Secara teknikal, pergerakan saham SMRA saat ini berada dalam fase konsolidasi dan membentuk pola symmetrical triangle, menunjukkan adanya periode penantian sebelum konfirmasi arah tren berikutnya. Menurut Imam, level harga Rp 404 per saham menjadi area kunci atau validation level yang perlu ditembus untuk mengonfirmasi potensi pembalikan arah ke tren naik. Jika harga berhasil menembus di atas Rp 404 per saham, momentum penguatan diperkirakan akan berlanjut dengan target terdekat di Rp 432 per saham, yang sekaligus menjadi area resistensi kuat berikutnya. Untuk BUVA, perlu dicatat bahwa saat ini perseroan sedang dalam periode rights issue dengan cum date 3 November dan ex date 4 November 2025. Setelah ex date, harga akan menyesuaikan terhadap nilai teoritis, sehingga level teknikal seperti support dan resistance perlu disesuaikan kembali berdasarkan harga pasca-penyesuaian.

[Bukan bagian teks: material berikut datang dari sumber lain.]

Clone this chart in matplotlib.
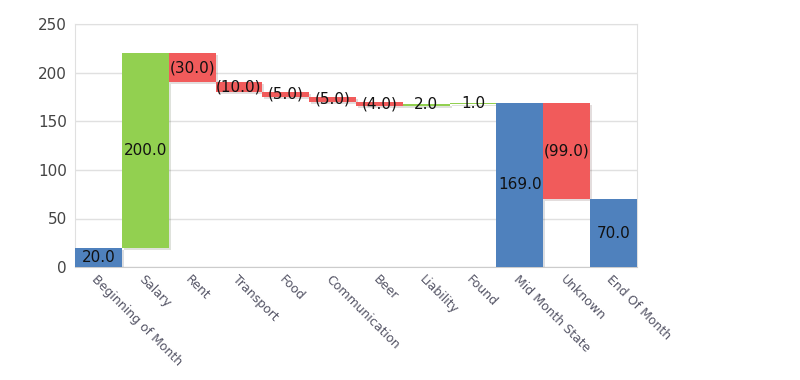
"Waterfall chart of a monthly budget"

import matplotlib
matplotlib.use("Agg")
import matplotlib.pyplot as plt
import matplotlib.patheffects as pe
import numpy as np

# data
categories = ["Beginning of Month", "Salary", "Rent", "Transport", "Food",
              "Communication", "Beer", "Liability", "Found", "Mid Month State",
              "Unknown", "End Of Month"]
changes = [20, 200, -30, -10, -5, -5, -4, 2, 1, 169, -99, 70]
is_total = [True, False, False, False, False, False, False, False, False,
            True, False, True]

blue = "#4f81bd"
green = "#92d050"
red = "#f15b5b"

# work out bottoms of the floating bars
bottoms = []
heights = []
colors = []
running = 0
for val, tot in zip(changes, is_total):
    if tot:
        bottoms.append(0)
        heights.append(val)
        colors.append(blue)
        running = val
    else:
        if val >= 0:
            bottoms.append(running)
            colors.append(green)
        else:
            bottoms.append(running + val)
            colors.append(red)
        heights.append(abs(val))
        running += val

fig = plt.figure(figsize=(8, 3.8), dpi=100)
ax = fig.add_axes([0.094, 0.297, 0.702, 0.64])

x = np.arange(len(categories))
bars = ax.bar(x, heights, bottom=bottoms, width=1.0, color=colors,
              zorder=3, linewidth=0)
for b in bars:
    b.set_path_effects([pe.SimplePatchShadow(offset=(1.5, -1.5), alpha=0.15),
                        pe.Normal()])

# labels in the middle of each bar
for xi, val, bot, h in zip(x, changes, bottoms, heights):
    txt = f"({abs(val):.1f})" if val < 0 else f"{val:.1f}"
    ax.text(xi, bot + h / 2, txt, ha="center", va="center",
            fontsize=11, color="#111111", zorder=4)

ax.set_xlim(-0.5, len(categories) - 0.5)
ax.set_ylim(0, 250)
ax.set_yticks([0, 50, 100, 150, 200, 250])
ax.grid(axis="y", color="#e0e0e0", linewidth=1, zorder=0)
ax.tick_params(axis="y", length=0, labelsize=11, labelcolor="#444444", pad=6)
ax.tick_params(axis="x", length=0, pad=4)
ax.set_xticks(x)
ax.set_xticklabels(categories, rotation=-45, ha="left",
                   rotation_mode="anchor", fontsize=9, color="#555566")
for s in ax.spines.values():
    s.set_color("#e0e0e0")
ax.spines["bottom"].set_color("#cccccc")

fig.savefig("out.png", dpi=100)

Analis Maybank Sekuritas Indonesia, Kevin Halim, menambahkan bahwa lahan seluas 19 hektare yang dijual berlokasi dekat Alila Uluwatu dengan kontur tanah datar, akses jalan yang mudah, dan dekat dengan pantai. Harga pasar di sekitar area tersebut berkisar antara Rp 3 juta hingga Rp 10 juta per meter persegi, memberikan potensi nilai antara Rp 600 miliar hingga Rp 2 triliun. Penjualan lahan ini ditargetkan selesai pada 31 Desember 2025. Kevin Halim merekomendasikan beli untuk SMRA dengan target harga Rp 640 per saham untuk 12 bulan ke depan.

Ringkasan

PT Bukit Uluwatu Villa Tbk (BUVA) akan melaksanakan rights issue untuk memperkuat modal dan mendanai ekspansi properti di Bali. Dana yang terkumpul akan digunakan untuk mengakuisisi saham PT Bukit Permai Properti dari PT Summarecon Bali Indah dan PT Bali Indah Development, serta pembelian lahan di Pecatu. Analis melihat aksi korporasi ini positif bagi BUVA dan PT Summarecon Agung Tbk (SMRA), dengan BUVA mendapatkan modal untuk ekspansi dan SMRA memperoleh tambahan arus kas.

Rights issue BUVA senilai Rp 603,98 miliar dinilai krusial untuk memperkuat struktur permodalan dan meningkatkan eksposur ke kawasan wisata premium. Analis juga menyoroti potensi pertumbuhan didukung pemulihan pariwisata dan stimulus pemerintah, seperti perpanjangan insentif PPN DTP. Analis Maybank Sekuritas Indonesia merekomendasikan beli untuk SMRA dengan target harga Rp 640 per saham.